A bordo, na sala do controle de fogo, a tripulação seguiu os protocolos de uma situação real. Iluminação reduzida, proteção extra, times completos. No ‘zero’ da contagem de disparo, apenas uma palavra, Mansup!, seguida da abertura do tubo de lançamento e do rugido do motor primário. O Mansup funciona em duas fases: um acelerador, o ‘booster’, dinamiza a etapa do ganho inicial de velocidade por poucos e intensos segundos até que entre em ação o propulsor principal. A navegação e o direcionamento são estabelecidos por meio de uma caixa de guiagem inercial, com radar interno ativo na etapa final da trajetória para afinar a precisão em relação ao objetivo. O míssil não é de cruzeiro, busca um alvo marcado, ou seja, não faz navegação própria até o impacto. Todavia, há pesquisas em andamento nos EUA e na China para permitir alguma capacidade desse gênero aos modelos Harpoon e Dragão de Seda, expandindo as possibilidades de emprego.
A Marinha pretende liberar o Mansup para vendas internacionais. O empreendimento, sob a direção de agências oficiais, está sendo executado por quatro empresas do setor privado: a Fundação Ezute (gerenciamento complementar), Avibras Aeroespacial (propulsão, asas, calhas, montagem final), Omnisys (‘seeker’, o buscador digital do alvo) e a SIATT (guiagem, navegação & controle, telemetria). A expectativa é de que ao menos dez nações da América do Sul, África, Ásia e Oceania considerem a substituição dos antigos Exocet B1 e B2. O preço comercial do míssil ainda não foi definido.
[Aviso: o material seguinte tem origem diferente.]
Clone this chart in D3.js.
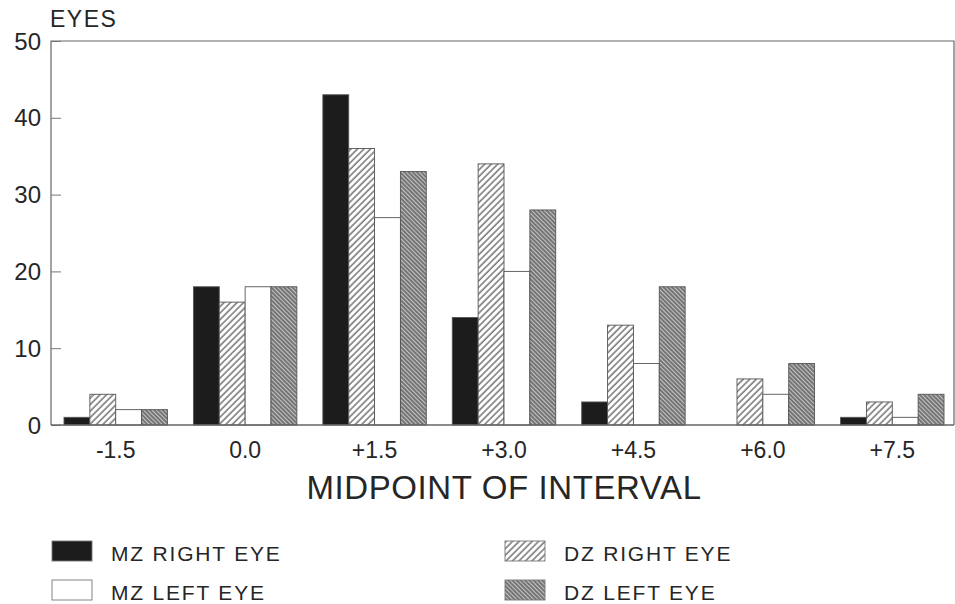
<!DOCTYPE html>
<html>
<head>
<meta charset="utf-8">
<script src="https://cdn.jsdelivr.net/npm/d3@7"></script>
<style>
  body { margin: 0; background: #fff; }
  text { font-family: "Liberation Sans", Arial, sans-serif; fill: #262626; }
</style>
</head>
<body>
<div id="chart"></div>
<script>
// data
const intervals = ["-1.5", "0.0", "+1.5", "+3.0", "+4.5", "+6.0", "+7.5"];
const seriesKeys = ["mzRight", "dzRight", "mzLeft", "dzLeft"];
const mzRight = [1, 18, 43, 14, 3, 0, 1];
const dzRight = [4, 16, 36, 34, 13, 6, 3];
const mzLeft = [2, 18, 27, 20, 8, 4, 1];
const dzLeft = [2, 18, 33, 28, 18, 8, 4];
const yTicks = [0, 10, 20, 30, 40, 50];
const legendLabels = {
  mzRight: "MZ RIGHT EYE",
  mzLeft: "MZ LEFT EYE",
  dzRight: "DZ RIGHT EYE",
  dzLeft: "DZ LEFT EYE",
};

const values = { mzRight, dzRight, mzLeft, dzLeft };

const width = 955, height = 604;
const svg = d3.select("#chart").append("svg")
  .attr("width", width)
  .attr("height", height);

// hatch patterns
const defs = svg.append("defs");
const p1 = defs.append("pattern")
  .attr("id", "hatchLight")
  .attr("patternUnits", "userSpaceOnUse")
  .attr("width", 4.6).attr("height", 4.6)
  .attr("patternTransform", "rotate(-45)");
p1.append("rect").attr("width", 4.6).attr("height", 4.6).attr("fill", "#fff");
p1.append("line").attr("x1", 0).attr("y1", 1).attr("x2", 4.6).attr("y2", 1)
  .attr("stroke", "#6a6a6a").attr("stroke-width", 1.4);

const p2 = defs.append("pattern")
  .attr("id", "hatchDark")
  .attr("patternUnits", "userSpaceOnUse")
  .attr("width", 3).attr("height", 3)
  .attr("patternTransform", "rotate(45)");
p2.append("rect").attr("width", 3).attr("height", 3).attr("fill", "#c4c4c4");
p2.append("line").attr("x1", 0).attr("y1", 1).attr("x2", 3).attr("y2", 1)
  .attr("stroke", "#4a4a4a").attr("stroke-width", 1.3);

const fills = {
  mzRight: "#1c1c1c",
  mzLeft: "#fff",
  dzRight: "url(#hatchLight)",
  dzLeft: "url(#hatchDark)",
};

const plot = { left: 51, right: 954, top: 41, bottom: 425 };

const x0 = d3.scaleBand().domain(intervals).range([51, 957]).padding(0);
const x1 = d3.scaleBand().domain(seriesKeys).range([13, x0.bandwidth() - 13]).padding(0);
const y = d3.scaleLinear().domain([0, 50]).range([plot.bottom, plot.top]);

// frame
svg.append("path")
  .attr("d", `M${plot.left},${plot.bottom}V${plot.top}H${plot.right}V${plot.bottom}`)
  .attr("fill", "none")
  .attr("stroke", "#666")
  .attr("stroke-width", 1.2);

// bars
const groups = svg.append("g").selectAll("g")
  .data(intervals)
  .join("g")
  .attr("transform", d => `translate(${x0(d)},0)`);

groups.selectAll("rect")
  .data((d, i) => seriesKeys.map(k => ({ key: k, value: values[k][i] })))
  .join("rect")
  .filter(d => d.value > 0)
  .attr("x", d => x1(d.key))
  .attr("y", d => y(d.value))
  .attr("width", x1.bandwidth())
  .attr("height", d => y(0) - y(d.value))
  .attr("fill", d => fills[d.key])
  .attr("stroke", "#555")
  .attr("stroke-width", 0.9);

// y axis, ticks inward
const yAxis = svg.append("g")
  .attr("transform", `translate(${plot.left},0)`)
  .call(d3.axisRight(y).tickValues(yTicks).tickSize(10).tickFormat(""));
yAxis.select(".domain").remove();
yAxis.selectAll("line").attr("stroke", "#777");

svg.append("g").selectAll("text")
  .data(yTicks)
  .join("text")
  .attr("x", 41)
  .attr("y", d => y(d) + 8.5)
  .attr("text-anchor", "end")
  .attr("font-size", 24)
  .text(d => d);

// x axis line + labels
const xAxis = svg.append("g")
  .attr("transform", `translate(0,${plot.bottom})`)
  .call(d3.axisBottom(x0).tickSize(0).tickPadding(17));
xAxis.select(".domain")
  .attr("d", `M${plot.left},0H${plot.right}`)
  .attr("stroke", "#666")
  .attr("stroke-width", 1.4);
xAxis.selectAll("text")
  .attr("font-size", 23)
  .attr("font-family", "Liberation Sans, Arial, sans-serif")
  .attr("fill", "#262626");

// titles
svg.append("text")
  .attr("x", 50)
  .attr("y", 27)
  .attr("font-size", 23)
  .attr("letter-spacing", 1.5)
  .text("EYES");

svg.append("text")
  .attr("x", 504)
  .attr("y", 499)
  .attr("text-anchor", "middle")
  .attr("font-size", 33)
  .attr("letter-spacing", 0.6)
  .text("MIDPOINT OF INTERVAL");

// legend
const legendPos = [
  { key: "mzRight", x: 52, y: 541 },
  { key: "mzLeft", x: 52, y: 580 },
  { key: "dzRight", x: 505, y: 541 },
  { key: "dzLeft", x: 505, y: 580 },
];
const legend = svg.append("g").selectAll("g")
  .data(legendPos)
  .join("g")
  .attr("transform", d => `translate(${d.x},${d.y})`);
legend.append("rect")
  .attr("width", 40)
  .attr("height", 20)
  .attr("fill", d => fills[d.key])
  .attr("stroke", "#777")
  .attr("stroke-width", 0.9);
legend.append("text")
  .attr("x", 59)
  .attr("y", 20)
  .attr("font-size", 21)
  .attr("letter-spacing", 1.8)
  .text(d => legendLabels[d.key]);
</script>
</body>
</html>
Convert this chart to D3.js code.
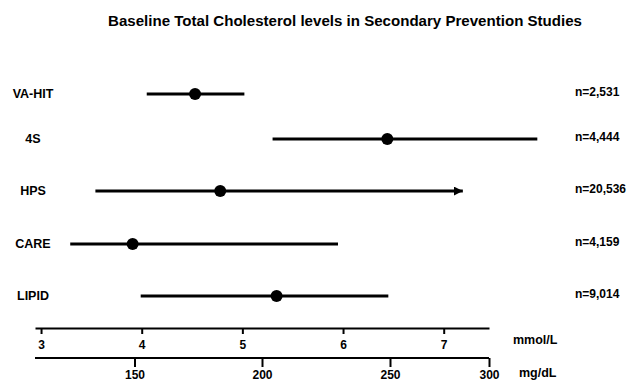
<!DOCTYPE html>
<html>
<head>
<meta charset="utf-8">
<script src="https://cdn.jsdelivr.net/npm/d3@7"></script>
<style>
  body { margin: 0; background: #fff; }
  svg text { font-family: "Liberation Sans", Arial, Helvetica, sans-serif; font-weight: bold; fill: #000; }
</style>
</head>
<body>
<div id="chart"></div>
<script>
const width = 628;
const height = 383;

// baseline total cholesterol, mmol/L (range low, mean, range high)
const studies  = ['VA-HIT', '4S', 'HPS', 'CARE', 'LIPID'];
const lows     = [4.05, 5.30, 3.54, 3.29, 3.99];
const means    = [4.53, 6.44, 4.78, 3.91, 5.34];
const highs    = [5.02, 7.93, 7.19, 5.95, 6.45];
const openEnd  = [false, false, true, false, false];
const nLabels  = ['n=2,531', 'n=4,444', 'n=20,536', 'n=4,159', 'n=9,014'];

const mmolTicks = [3, 4, 5, 6, 7];
const mgTicks   = [150, 200, 250, 300];

const data = studies.map((s, i) => ({
  study: s, lo: lows[i], mean: means[i], hi: highs[i], arrow: openEnd[i], n: nLabels[i]
}));

const svg = d3.select('#chart')
  .append('svg')
  .attr('width', width)
  .attr('height', height);

const x = d3.scaleLinear()
  .domain([2.94, 7.45])
  .range([35, 489]);

// the printed mg/dL axis is not spaced evenly, so follow its tick marks
const x2 = d3.scaleLinear()
  .domain(mgTicks)
  .range([134.5, 262, 390, 489]);

const y = d3.scaleOrdinal()
  .domain(studies)
  .range([94, 139, 191, 244, 296]);

// title
svg.append('text')
  .attr('x', 345)
  .attr('y', 26)
  .attr('text-anchor', 'middle')
  .attr('font-size', 15)
  .attr('textLength', 474)
  .attr('lengthAdjust', 'spacingAndGlyphs')
  .text('Baseline Total Cholesterol levels in Secondary Prevention Studies');

svg.append('defs').append('marker')
  .attr('id', 'arrow')
  .attr('viewBox', '0 0 10 10')
  .attr('refX', 10)
  .attr('refY', 5)
  .attr('markerUnits', 'userSpaceOnUse')
  .attr('markerWidth', 9)
  .attr('markerHeight', 9)
  .attr('orient', 'auto')
  .append('path')
    .attr('d', 'M0,0L10,5L0,10Z')
    .attr('fill', '#000');

const rows = svg.selectAll('.row')
  .data(data)
  .join('g')
    .attr('class', 'row');

rows.append('line')
  .attr('x1', d => x(d.lo))
  .attr('x2', d => x(d.hi))
  .attr('y1', d => y(d.study))
  .attr('y2', d => y(d.study))
  .attr('stroke', '#000')
  .attr('stroke-width', 3)
  .attr('marker-end', d => d.arrow ? 'url(#arrow)' : null);

rows.append('circle')
  .attr('cx', d => x(d.mean))
  .attr('cy', d => y(d.study))
  .attr('r', 6)
  .attr('fill', '#000');

rows.append('text')
  .attr('x', 33)
  .attr('y', d => y(d.study))
  .attr('dy', '0.35em')
  .attr('text-anchor', 'middle')
  .attr('font-size', 12.5)
  .text(d => d.study);

// n labels: kept just inside the right edge
rows.append('text')
  .attr('x', 575)
  .attr('y', d => y(d.study) - 2)
  .attr('dy', '0.35em')
  .attr('font-size', 12)
  .text(d => d.n);

// mmol/L axis
const axisTop = svg.append('g')
  .attr('transform', 'translate(0,328)')
  .call(d3.axisBottom(x).tickValues(mmolTicks).tickFormat(d3.format('d'))
    .tickSize(6).tickSizeOuter(0).tickPadding(6));

// mg/dL axis
const axisBot = svg.append('g')
  .attr('transform', 'translate(0,358)')
  .call(d3.axisBottom(x2).tickValues(mgTicks).tickFormat(d3.format('d'))
    .tickSize(9).tickSizeOuter(0).tickPadding(3));

axisBot.select('.domain')
  .attr('d', `M${x.range()[0]},0H${x.range()[1]}`);

[axisTop, axisBot].forEach(g => {
  g.select('.domain').attr('stroke-width', 2);
  g.selectAll('.tick line').attr('stroke-width', 2);
  g.selectAll('.tick text')
    .attr('font-size', 12)
    .attr('font-family', '"Liberation Sans", Arial, sans-serif')
    .attr('font-weight', 'bold');
});

svg.append('text')
  .attr('x', 513)
  .attr('y', 340)
  .attr('dy', '0.35em')
  .attr('font-size', 12.5)
  .text('mmol/L');

svg.append('text')
  .attr('x', 519)
  .attr('y', 373)
  .attr('dy', '0.35em')
  .attr('font-size', 12.5)
  .text('mg/dL');
</script>
</body>
</html>
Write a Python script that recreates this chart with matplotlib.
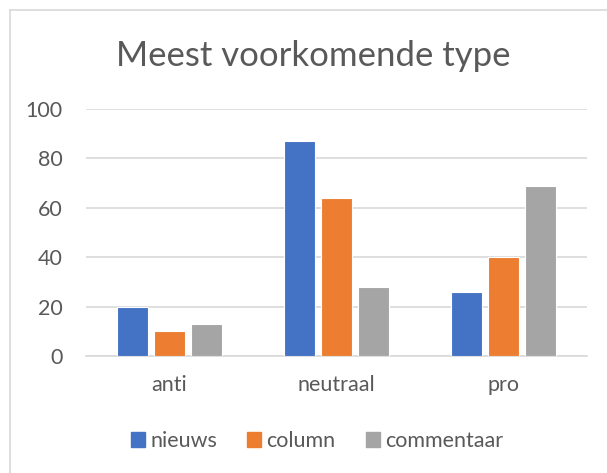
import matplotlib
matplotlib.use("Agg")
import matplotlib.pyplot as plt
import numpy as np
from matplotlib.lines import Line2D

categories = ["anti", "neutraal", "pro"]
series_names = ["nieuws", "column", "commentaar"]
nieuws = [20, 87, 26]
column = [10, 64, 40]
commentaar = [13, 28, 69]
yticks = [0, 20, 40, 60, 80, 100]
colors = ["#4472C4", "#ED7D31", "#A5A5A5"]
title = "Meest voorkomende type"

plt.rcParams['font.family'] = ['Lato', 'DejaVu Sans']
text_color = "#595959"

W, H = 607, 473
fig = plt.figure(figsize=(W / 100, H / 100), dpi=100)
ax = fig.add_axes([86 / W, 1 - 356 / H, (586.7 - 86) / W, (356 - 109) / H])

x = np.arange(len(categories))
step = 0.222
width = 0.185
for i, (vals, name) in enumerate(zip([nieuws, column, commentaar], series_names)):
    ax.bar(x + (i - 1) * step, vals, width, color=colors[i], label=name,
           edgecolor="white", linewidth=0.8, zorder=3)

ax.set_xlim(-0.5, len(categories) - 0.5)
ax.set_ylim(0, 100)
ax.set_yticks(yticks)
ax.set_xticks(x)
ax.set_xticklabels(categories)
ax.grid(axis="y", color="#D9D9D9", linewidth=1.2, zorder=0)
for s in ["top", "right", "left"]:
    ax.spines[s].set_visible(False)
ax.spines["bottom"].set_color("#D9D9D9")
ax.spines["bottom"].set_linewidth(1.2)
ax.tick_params(axis="both", length=0, labelsize=15.5, labelcolor=text_color)
ax.tick_params(axis="y", pad=17)
ax.tick_params(axis="x", pad=14)

fig.text(313 / W, 1 - 66 / H, title, ha="center", va="baseline",
         fontsize=25, color=text_color)

handles = [plt.Rectangle((0, 0), 1, 1, color=c) for c in colors]
leg = fig.legend(handles, series_names, loc="center", bbox_to_anchor=(317 / W, 1 - 441 / H),
                 ncol=3, frameon=False, fontsize=15.5, handlelength=0.65, handleheight=0.65,
                 handletextpad=0.25, columnspacing=1.4, labelcolor=text_color,
                 borderpad=0, borderaxespad=0)

# chart border (partially visible)
fig.add_artist(Line2D([10 / W, 10 / W], [0, 1 - 10 / H], transform=fig.transFigure,
                      color="#D9D9D9", linewidth=1.2))
fig.add_artist(Line2D([10 / W, 1], [1 - 10 / H, 1 - 10 / H], transform=fig.transFigure,
                      color="#D9D9D9", linewidth=1.2))

fig.savefig("out.png", dpi=100)
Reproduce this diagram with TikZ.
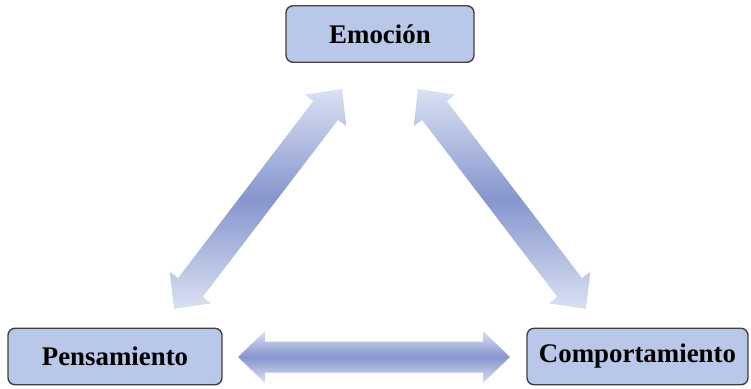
\documentclass[tikz,border=0pt]{standalone}
\usepackage{fontspec}
\setmainfont{Liberation Serif}
\usepackage{tikz}
\usetikzlibrary{calc}

\definecolor{cajaazul}{RGB}{185,200,232}
\definecolor{flechaclara}{RGB}{218,225,242}
\definecolor{flechaoscura}{RGB}{134,150,206}

% flecha doble gruesa entre dos puntos
\newcommand{\flechadoble}[2]{%
  \shade[top color=flechaclara, bottom color=flechaclara, middle color=flechaoscura]
    (#1) -- ($($(#1)!0.54cm!(#2)$)!0.52cm!90:(#2)$)
    -- ($($(#1)!0.54cm!(#2)$)!0.31cm!90:(#2)$)
    -- ($($(#2)!0.54cm!(#1)$)!0.31cm!-90:(#1)$)
    -- ($($(#2)!0.54cm!(#1)$)!0.52cm!-90:(#1)$)
    -- (#2)
    -- ($($(#2)!0.54cm!(#1)$)!0.52cm!90:(#1)$)
    -- ($($(#2)!0.54cm!(#1)$)!0.31cm!90:(#1)$)
    -- ($($(#1)!0.54cm!(#2)$)!0.31cm!-90:(#2)$)
    -- ($($(#1)!0.54cm!(#2)$)!0.52cm!-90:(#2)$)
    -- cycle;}

\tikzset{
  caja/.style={draw=black!75, line width=0.8pt, fill=cajaazul, rounded corners=4pt,
    minimum height=1.13cm, font=\fontsize{15.3}{18}\selectfont\bfseries}
}

\begin{document}
\begin{tikzpicture}[x=0.02cm, y=-0.02cm]
    \useasboundingbox (0,0) rectangle (751,389);

    % Cajas
    \node[caja, minimum width=3.76cm] (emo) at (380,34) {Emoción};
    \node[caja, minimum width=4.28cm] (pens) at (115,356.5) {Pensamiento};
    \node[caja, minimum width=4.42cm] (comp) at (637.5,356.5) {Comportamiento};

    % Puntas de las flechas
    \coordinate (pe) at (174,309);
    \coordinate (ep) at (342,89);
    \coordinate (ec) at (418,89);
    \coordinate (ce) at (586,309);
    \coordinate (pc) at (238,357);
    \coordinate (cp) at (510,357);

    % Flechas
    \flechadoble{pe}{ep}
    \flechadoble{ec}{ce}
    \flechadoble{pc}{cp}
\end{tikzpicture}
\end{document}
O domínio do pacote de conhecimento sensível necessário à produção de mísseis antinavio coloca a indústria brasileira de equipamentos de defesa, de emprego militar, em meio a um clube formado por oito, talvez dez países. Os mais influentes estão lá, como os Estados Unidos, a Rússia e a China. França e Suécia, parceiros das Forças Armadas, também. O Mansup é inspirado nos modelos Exocet, da França, conhecidos em todo o mundo há 37 anos. No dia 4 de maio de 1982, durante a Guerra das Falklands/Malvinas, um caça bombardeiro Super Etendard, francês, da força aérea naval argentina atingiu o destroier HMS Sheffield com uma versão AM39 do míssil. Os danos foram irreparáveis. O navio naufragou. A façanha se repetiu outras vezes durante o conflito. O episódio transformou o Exocet, criado em 1967, em um sucesso comercial, com cópias e equivalentes aparecendo no mercado de armas. O produto original é fabricado atualmente pelo consórcio europeu MBDA.
Custa caro, o preço estimado fica na faixa entre US$ 1,8 milhão e US$ 2 milhões. É aí que o Mansup vai ter de encontrar espaço.